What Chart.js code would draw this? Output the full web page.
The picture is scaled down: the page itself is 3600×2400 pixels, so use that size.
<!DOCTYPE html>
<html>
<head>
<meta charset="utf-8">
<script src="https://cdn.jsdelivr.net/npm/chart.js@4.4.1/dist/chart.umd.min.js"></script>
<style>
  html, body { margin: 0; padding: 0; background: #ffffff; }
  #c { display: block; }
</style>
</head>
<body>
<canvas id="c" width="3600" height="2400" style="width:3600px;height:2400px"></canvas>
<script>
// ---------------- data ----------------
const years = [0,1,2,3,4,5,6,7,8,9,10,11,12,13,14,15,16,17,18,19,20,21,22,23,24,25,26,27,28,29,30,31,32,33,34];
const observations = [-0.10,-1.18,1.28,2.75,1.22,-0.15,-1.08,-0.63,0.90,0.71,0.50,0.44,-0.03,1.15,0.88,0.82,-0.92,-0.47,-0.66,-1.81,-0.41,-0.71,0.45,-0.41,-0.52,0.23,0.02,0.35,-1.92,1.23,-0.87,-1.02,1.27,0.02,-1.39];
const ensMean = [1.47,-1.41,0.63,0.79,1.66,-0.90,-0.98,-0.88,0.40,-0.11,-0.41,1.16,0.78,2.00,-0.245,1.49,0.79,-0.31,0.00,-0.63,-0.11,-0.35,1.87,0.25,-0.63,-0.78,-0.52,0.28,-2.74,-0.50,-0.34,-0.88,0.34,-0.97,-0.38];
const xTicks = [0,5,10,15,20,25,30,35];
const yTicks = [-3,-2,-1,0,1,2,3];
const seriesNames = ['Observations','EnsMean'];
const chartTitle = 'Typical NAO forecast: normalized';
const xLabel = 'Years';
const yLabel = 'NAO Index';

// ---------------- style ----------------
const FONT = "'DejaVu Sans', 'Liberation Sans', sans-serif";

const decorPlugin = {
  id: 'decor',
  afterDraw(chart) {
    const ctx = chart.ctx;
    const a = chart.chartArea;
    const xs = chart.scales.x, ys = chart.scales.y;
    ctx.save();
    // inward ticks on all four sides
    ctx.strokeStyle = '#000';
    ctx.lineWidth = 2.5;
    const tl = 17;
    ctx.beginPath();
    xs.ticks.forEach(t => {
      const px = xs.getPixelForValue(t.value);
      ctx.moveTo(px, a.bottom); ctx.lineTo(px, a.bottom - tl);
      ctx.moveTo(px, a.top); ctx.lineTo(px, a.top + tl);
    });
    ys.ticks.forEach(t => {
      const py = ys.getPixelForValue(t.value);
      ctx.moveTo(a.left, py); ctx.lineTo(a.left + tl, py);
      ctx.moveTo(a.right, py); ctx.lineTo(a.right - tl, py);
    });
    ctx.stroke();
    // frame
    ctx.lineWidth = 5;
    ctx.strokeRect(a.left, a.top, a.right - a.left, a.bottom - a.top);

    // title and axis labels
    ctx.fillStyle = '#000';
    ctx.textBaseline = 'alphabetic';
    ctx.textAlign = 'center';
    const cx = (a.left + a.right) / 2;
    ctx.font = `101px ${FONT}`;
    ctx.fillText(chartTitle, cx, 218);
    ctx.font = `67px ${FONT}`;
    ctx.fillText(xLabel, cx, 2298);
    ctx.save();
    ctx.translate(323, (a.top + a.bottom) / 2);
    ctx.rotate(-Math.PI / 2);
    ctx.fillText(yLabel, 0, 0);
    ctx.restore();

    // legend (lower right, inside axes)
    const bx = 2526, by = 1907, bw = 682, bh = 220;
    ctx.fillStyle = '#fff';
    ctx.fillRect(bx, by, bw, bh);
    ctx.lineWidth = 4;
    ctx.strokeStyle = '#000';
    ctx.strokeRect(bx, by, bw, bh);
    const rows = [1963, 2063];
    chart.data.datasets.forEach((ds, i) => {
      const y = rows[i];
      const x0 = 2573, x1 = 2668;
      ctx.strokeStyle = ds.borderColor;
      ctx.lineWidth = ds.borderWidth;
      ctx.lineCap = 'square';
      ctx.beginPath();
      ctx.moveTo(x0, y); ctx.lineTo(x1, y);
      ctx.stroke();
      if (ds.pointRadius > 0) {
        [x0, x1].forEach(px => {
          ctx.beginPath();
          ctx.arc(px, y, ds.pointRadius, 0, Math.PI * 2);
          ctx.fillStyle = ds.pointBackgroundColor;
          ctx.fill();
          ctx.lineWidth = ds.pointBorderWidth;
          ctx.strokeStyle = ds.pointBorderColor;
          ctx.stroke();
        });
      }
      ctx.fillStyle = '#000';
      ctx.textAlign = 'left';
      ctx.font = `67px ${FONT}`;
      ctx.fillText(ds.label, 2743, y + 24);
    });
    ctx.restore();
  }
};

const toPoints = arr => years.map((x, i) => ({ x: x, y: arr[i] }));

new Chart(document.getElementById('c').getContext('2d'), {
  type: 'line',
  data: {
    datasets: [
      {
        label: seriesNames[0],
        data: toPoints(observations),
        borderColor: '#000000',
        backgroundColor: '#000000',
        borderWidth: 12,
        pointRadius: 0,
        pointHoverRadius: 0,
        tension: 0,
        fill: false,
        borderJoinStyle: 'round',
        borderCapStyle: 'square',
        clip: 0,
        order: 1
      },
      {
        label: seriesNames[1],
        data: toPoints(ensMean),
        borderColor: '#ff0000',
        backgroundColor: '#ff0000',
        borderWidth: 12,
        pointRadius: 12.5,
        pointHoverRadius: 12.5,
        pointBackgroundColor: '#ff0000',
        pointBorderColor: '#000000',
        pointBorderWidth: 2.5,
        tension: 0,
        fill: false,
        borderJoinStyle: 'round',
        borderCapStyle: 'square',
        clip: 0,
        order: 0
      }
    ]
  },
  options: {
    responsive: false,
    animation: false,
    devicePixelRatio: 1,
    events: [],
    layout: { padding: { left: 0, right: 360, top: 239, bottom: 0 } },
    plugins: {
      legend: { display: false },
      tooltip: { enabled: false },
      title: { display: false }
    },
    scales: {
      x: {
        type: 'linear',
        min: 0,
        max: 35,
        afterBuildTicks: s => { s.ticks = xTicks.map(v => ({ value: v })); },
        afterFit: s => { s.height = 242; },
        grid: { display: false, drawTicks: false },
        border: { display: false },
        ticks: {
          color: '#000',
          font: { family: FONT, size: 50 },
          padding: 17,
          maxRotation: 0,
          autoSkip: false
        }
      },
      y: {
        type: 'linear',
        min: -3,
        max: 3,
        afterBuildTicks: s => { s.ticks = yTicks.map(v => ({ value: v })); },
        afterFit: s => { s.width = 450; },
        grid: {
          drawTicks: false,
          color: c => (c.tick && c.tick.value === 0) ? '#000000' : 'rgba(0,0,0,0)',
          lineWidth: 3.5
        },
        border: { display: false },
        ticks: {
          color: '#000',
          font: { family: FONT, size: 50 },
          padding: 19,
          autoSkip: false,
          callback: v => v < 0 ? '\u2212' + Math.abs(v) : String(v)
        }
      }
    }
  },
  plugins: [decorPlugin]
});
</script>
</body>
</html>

#### [WHAT THE TASK ASKS]
Starting at the line that contains "The picture is" and stopping at the line that contains "const yLabel = 'NAO Index';", transcribe the lines exactly; both boundary lines are to be included.

#### [OUTPUT OF THE EXERCISE]
The picture is scaled down: the page itself is 3600×2400 pixels, so use that size.
<!DOCTYPE html>
<html>
<head>
<meta charset="utf-8">
<script src="https://cdn.jsdelivr.net/npm/chart.js@4.4.1/dist/chart.umd.min.js"></script>
<style>
  html, body { margin: 0; padding: 0; background: #ffffff; }
  #c { display: block; }
</style>
</head>
<body>
<canvas id="c" width="3600" height="2400" style="width:3600px;height:2400px"></canvas>
<script>
// ---------------- data ----------------
const years = [0,1,2,3,4,5,6,7,8,9,10,11,12,13,14,15,16,17,18,19,20,21,22,23,24,25,26,27,28,29,30,31,32,33,34];
const observations = [-0.10,-1.18,1.28,2.75,1.22,-0.15,-1.08,-0.63,0.90,0.71,0.50,0.44,-0.03,1.15,0.88,0.82,-0.92,-0.47,-0.66,-1.81,-0.41,-0.71,0.45,-0.41,-0.52,0.23,0.02,0.35,-1.92,1.23,-0.87,-1.02,1.27,0.02,-1.39];
const ensMean = [1.47,-1.41,0.63,0.79,1.66,-0.90,-0.98,-0.88,0.40,-0.11,-0.41,1.16,0.78,2.00,-0.245,1.49,0.79,-0.31,0.00,-0.63,-0.11,-0.35,1.87,0.25,-0.63,-0.78,-0.52,0.28,-2.74,-0.50,-0.34,-0.88,0.34,-0.97,-0.38];
const xTicks = [0,5,10,15,20,25,30,35];
const yTicks = [-3,-2,-1,0,1,2,3];
const seriesNames = ['Observations','EnsMean'];
const chartTitle = 'Typical NAO forecast: normalized';
const xLabel = 'Years';
const yLabel = 'NAO Index';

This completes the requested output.